Les choses vont se corser avec les années 90, celles du très difficile second septennat de François Mitterrand. En 1990, à l’occasion d’une expulsion de squatteurs du 20ème arrondissement, à l’initiative du communiste Malberg, du trotskiste Cambadélis, de Verts, d’artistes, d’avocats divers, bref d’une petite tranche d’intelligentzia bobo avant la lettre, encouragés par Guy Bedos, le professeur Schwartzenberg, l’évêque Gaillot, l’abbé Pierre, Josiane Balasko et la Ligue des droits de l’homme, ont fondé le DAL, l’Association Droit au logement. Son objectif était « l’arrêt des expulsions sans relogement et le relogement décent et adapté de toute famille et personne mal-logée », notamment par « l’application de la loi de réquisition sur les immeubles et logements vacants ». A cette fin eurent lieu des actes spectaculaires comme l’occupation de la rue du dragon, ou, en 1997, la prise du château de Versailles. Ceci eut pour effet de fonder en 2007 le Droit au logement opposable (Dalo) par Dominique de Villepin sous la présidence de Jacques Chirac en 2007.

 

Le Conseil constitutionnel toujours contre la propriété

Que veut dire opposable ? Qu’en principe tout citoyen dispose des voies de recours pour obtenir sa mise en œuvre effective.
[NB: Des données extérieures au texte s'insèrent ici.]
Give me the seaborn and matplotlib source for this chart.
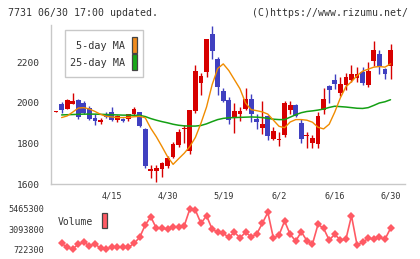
import numpy as np
import pandas as pd
import matplotlib
matplotlib.use("Agg")
import matplotlib.pyplot as plt
import seaborn as sns
from matplotlib.patches import Rectangle

# ---- data ----
opens = [1957, 1993, 1972, 1997, 2013, 2002, 1975, 1927, 1905, 1948,
         1955, 1915, 1920, 1921, 1945, 1955, 1870, 1665, 1664, 1672,
         1687, 1735, 1793, 1870, 1765, 1960, 2098, 2153, 2340, 2216,
         2057, 2016, 1924, 1944, 1972, 2021, 1919, 1877, 1934, 1822,
         1817, 1841, 1964, 1988, 1900, 1839, 1800, 1797, 1967, 2083,
         2115, 2049, 2090, 2111, 2124, 2155, 2087, 2206, 2240, 2170, 2181]
highs = [1960, 2004, 2019, 2049, 2022, 2009, 1985, 1948, 1928, 1955,
         1978, 1940, 1928, 1946, 1978, 1957, 1875, 1693, 1694, 1708,
         1738, 1808, 1874, 1890, 1967, 2187, 2147, 2318, 2381, 2226,
         2073, 2030, 1998, 1980, 2075, 2046, 1944, 2008, 1940, 1882,
         1855, 2010, 2009, 1996, 1923, 1857, 1841, 1955, 2075, 2088,
         2143, 2128, 2149, 2189, 2177, 2177, 2204, 2308, 2260, 2172, 2293]
lows = [1956, 1949, 1970, 1995, 1922, 1945, 1918, 1893, 1895, 1926,
        1913, 1908, 1908, 1912, 1943, 1880, 1680, 1632, 1612, 1636,
        1677, 1728, 1785, 1803, 1750, 1950, 2040, 2127, 2218, 2041,
        2005, 1897, 1852, 1911, 1967, 1905, 1874, 1849, 1818, 1815,
        1787, 1833, 1945, 1930, 1800, 1779, 1779, 1780, 1944, 2000,
        2070, 2035, 2062, 2103, 2106, 2090, 2080, 2185, 2144, 2117, 2116]
closes = [1959, 1964, 2013, 2012, 1932, 1950, 1922, 1912, 1917, 1930,
          1918, 1936, 1910, 1944, 1972, 1885, 1690, 1675, 1680, 1705,
          1730, 1797, 1855, 1877, 1965, 2157, 2135, 2316, 2258, 2078,
          2010, 1914, 1959, 1960, 2021, 1944, 1906, 1895, 1835, 1860,
          1824, 2000, 1988, 1934, 1820, 1842, 1825, 1934, 2018, 2065,
          2093, 2095, 2128, 2144, 2143, 2098, 2160, 2263, 2183, 2142, 2263]

ma5 = [1928, 1936, 1955, 1975, 1977, 1970, 1958, 1944, 1934, 1931,
       1928, 1928, 1929, 1932, 1934, 1927, 1875, 1833, 1785, 1735,
       1697, 1725, 1752, 1785, 1830, 1900, 1980, 2090, 2170, 2193,
       2160, 2115, 2070, 2000, 1967, 1962, 1956, 1945, 1915, 1885,
       1878, 1906, 1918, 1918, 1915, 1905, 1880, 1872, 1895, 1955,
       2025, 2080, 2105, 2135, 2157, 2167, 2177, 2180, 2177, 2193]
ma25 = [1941, 1942, 1943, 1944, 1945, 1945, 1945, 1944, 1943, 1942,
        1941, 1940, 1940, 1939, 1939, 1933, 1923, 1915, 1908, 1902,
        1895, 1890, 1887, 1886, 1886, 1889, 1897, 1908, 1918, 1924,
        1927, 1928, 1929, 1930, 1931, 1930, 1928, 1924, 1920, 1918,
        1918, 1930, 1942, 1952, 1958, 1961, 1965, 1970, 1978, 1984,
        1982, 1980, 1977, 1974, 1973, 1977, 1988, 2000, 2006, 2016]
volume = [1426000, 957000, 757000, 1345000, 1544000, 1145000, 1345000, 840000, 722000, 1028000,
          957000, 957000, 957000, 1426000, 2131000, 3575000, 4550000, 3188000, 3188000, 3106000,
          3376000, 3376000, 3493000, 5454000, 5336000, 3775000, 4667000, 3106000, 2718000, 2601000,
          2131000, 2718000, 2084000, 2718000, 2202000, 2519000, 3775000, 5066000, 2014000, 2401000,
          4045000, 2483000, 1697000, 2788000, 1732000, 1345000, 3657000, 3188000, 1814000, 2483000,
          1814000, 1896000, 4667000, 1227000, 1544000, 2014000, 1931000, 2131000, 1896000, 3188000]

date_labels = ["4/15", "4/30", "5/19", "6/2", "6/16", "6/30"]
date_pos = [10, 20, 30, 40, 50, 60]
price_ticks = [1600, 1800, 2000, 2200]
vol_ticks = [722300, 3093800, 5465300]
vol_tick_labels = ["722300", "3093800", "5465300"]

# ---- style ----
sns.set_style("white")
plt.rcParams['font.family'] = ['DejaVu Sans Mono', 'DejaVu Sans']

RED = "#D70000"
BLUE = "#4040C0"
ORANGE = "#F08C00"
GREEN = "#14A014"
PINK = "#FF5A64"
GRAY = "#C8C8C8"
TXT = "#333333"

W, H = 420, 259
def fx(x): return x / W
def fy(y): return 1 - y / H

fig = plt.figure(figsize=(4.2, 2.59), dpi=100)
fig.patch.set_facecolor("white")

ax = fig.add_axes([fx(51), fy(184), 354 / W, 159 / H])
axv = fig.add_axes([fx(51), fy(255), 354 / W, 52 / H])

XLO, XHI = -0.9, 62.6

# ---- candles ----
df = pd.DataFrame({"o": opens, "h": highs, "l": lows, "c": closes})
df["i"] = np.arange(len(df))
df["up"] = df["c"] >= df["o"]
df["color"] = np.where(df["up"], RED, BLUE)
df["bot"] = df[["o", "c"]].min(axis=1)
df["ht"] = (df["c"] - df["o"]).abs().clip(lower=3)

ax.vlines(df["i"], df["l"], df["h"], colors=df["color"], linewidth=1.0, zorder=2)
ax.bar(df["i"], df["ht"], bottom=df["bot"], width=0.86, color=df["color"],
       linewidth=0, zorder=3)

# ---- moving averages ----
ma_idx = np.arange(1, len(ma5) + 1)
sns.lineplot(x=ma_idx, y=ma25, ax=ax, color=GREEN, linewidth=1.1, zorder=4)
sns.lineplot(x=ma_idx, y=ma5, ax=ax, color=ORANGE, linewidth=1.0, zorder=5)

ax.set_xlim(XLO, XHI)
ax.set_ylim(1600, 2385)
ax.set_yticks(price_ticks)
ax.set_yticklabels([str(t) for t in price_ticks])
ax.set_xticks(np.linspace(XLO, XHI, 12))
ax.set_xticklabels([])
ax.set_xlabel("")
ax.set_ylabel("")
for s in ["top", "right"]:
    ax.spines[s].set_visible(False)
for s in ["left", "bottom"]:
    ax.spines[s].set_color(GRAY)
    ax.spines[s].set_linewidth(1.0)
ax.tick_params(axis="y", direction="out", length=5.5, width=1.0, color=GRAY,
               pad=2.6, labelsize=6.8, labelcolor=TXT)
ax.tick_params(axis="x", direction="inout", length=4.6, width=1.0, color=GRAY,
               labelbottom=False)
ax.grid(False)

# ---- volume ----
vol_idx = np.arange(1, len(volume) + 1)
sns.lineplot(x=vol_idx, y=volume, ax=axv, color=PINK, linewidth=1.2,
             marker="D", markersize=4.2, markeredgewidth=0, markerfacecolor=PINK)
axv.set_xlim(XLO, XHI)
axv.set_ylim(53100, 6169700)
axv.set_yticks(vol_ticks)
axv.set_yticklabels(vol_tick_labels)
axv.set_xticks(date_pos)
axv.set_xticklabels(date_labels)
axv.set_xlabel("")
axv.set_ylabel("")
axv.xaxis.set_ticks_position("top")
axv.tick_params(axis="x", top=True, bottom=False, labeltop=True, labelbottom=False,
                length=0, pad=1.6, labelsize=6.1, labelcolor=TXT)
axv.tick_params(axis="y", length=0, pad=4.8, labelsize=6.1, labelcolor=TXT)
for s in axv.spines.values():
    s.set_visible(False)
axv.patch.set_alpha(0)
axv.grid(False)

# ---- legends ----
fig.patches.append(Rectangle((fx(65), fy(77.3)), (143.3 - 65) / W, (77.3 - 30) / H,
                             transform=fig.transFigure, facecolor="white",
                             edgecolor=GRAY, linewidth=1.0, zorder=10))
fig.text(fx(125), fy(46), "5-day MA", ha="right", va="center", fontsize=7.3,
         color=TXT, zorder=11)
fig.text(fx(125), fy(63.3), "25-day MA", ha="right", va="center", fontsize=7.3,
         color=TXT, zorder=11)
fig.patches.append(Rectangle((fx(131.7), fy(53.3)), 5.6 / W, 16 / H,
                             transform=fig.transFigure, facecolor="#F08C1E",
                             edgecolor="#444444", linewidth=0.9, zorder=11))
fig.patches.append(Rectangle((fx(131.7), fy(70)), 5.6 / W, 16 / H,
                             transform=fig.transFigure, facecolor="#18A818",
                             edgecolor="#444444", linewidth=0.9, zorder=11))

fig.text(fx(58), fy(222.3), "Volume", ha="left", va="center", fontsize=7.0,
         color=TXT, zorder=11)
fig.patches.append(Rectangle((fx(101.7), fy(228.3)), 5.6 / W, 15.6 / H,
                             transform=fig.transFigure, facecolor=PINK,
                             edgecolor="#444444", linewidth=0.9, zorder=11))

# ---- header ----
fig.text(fx(8), fy(13), "7731 06/30 17:00 updated.", ha="left", va="center",
         fontsize=7.1, color=TXT)
fig.text(fx(408), fy(13), "(C)https://www.rizumu.net/", ha="right", va="center",
         fontsize=7.1, color=TXT)

fig.savefig("out.png", dpi=100, facecolor="white")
Près de dix ans auparavant, dans une décision de 1998 relative à la loi lutte contre les exclusions, le Conseil constitutionnel avait affirmé que la mise en œuvre de « l’objectif sur le logement décent » peut se traduire par des limitations au droit de propriété. Cet objectif avait été consacré par une autre décision du Conseil constitutionnel, en 1995 qui « déduit du principe de dignité humaine et des alinéas 10 et 11 du Préambule de 1946 la possibilité pour toute personne de disposer d’un logement décent. Cette nouvelle norme était qualifiée d’objectif de valeur constitutionnelle ». Voilà un passage caractéristique à la fois de l’abus de pouvoir et de l’esprit confus des prétendus sages : 1. Gardiens de la constitution, ils s’appuient abusivement sur un « principe » abstrait et un préambule philosophique au lieu de statuer selon les articles de la constitution. 2. Tenir pour souhaitable que chacun dispose d’un logement décent et naturel, mais ne conduit pas à en faire un « objectif constitutionnel ».

 

La révolution dans le détail de la pratique du droit

Quoi qu’il en soit, de nombreux juristes ont immédiatement noté « l’antinomie irréductible » opposant le droit au logement au droit de propriété, et Mme Gay elle-même reconnait que « l’indétermination même de la notion de droit au logement, telle que communément employée, favorise des atteintes multiples au droit de propriété ». Elle en rappelle « deux mesures particulièrement controversées : l’institution d’une taxe sur les logements vacants et la création d’une procédure de réquisition sur les biens de personnes morales vacants depuis plus de dix-huit mois ». Bien d’autres seront progressivement mises en œuvre, interdisant par exemple aux propriétaires de s’installer dans une maison qu’ils louent « faute d’avoir démontré un besoin réel et effectif d’y habiter », afin de « protéger la partie faible des contrats », ou le droit à la continuation du bail par le locataire au-delà de son terme et le droit au transfert du bail au profit de certains de ses proches. On pourrait accumuler les exemples, qui tous établissent une volonté commune des législateurs et des juges, en France et dans les institutions internationales, qui poussent à limiter le droit de propriété au nom de la justice sociale, amenant de ce fait une vraie révolution du droit.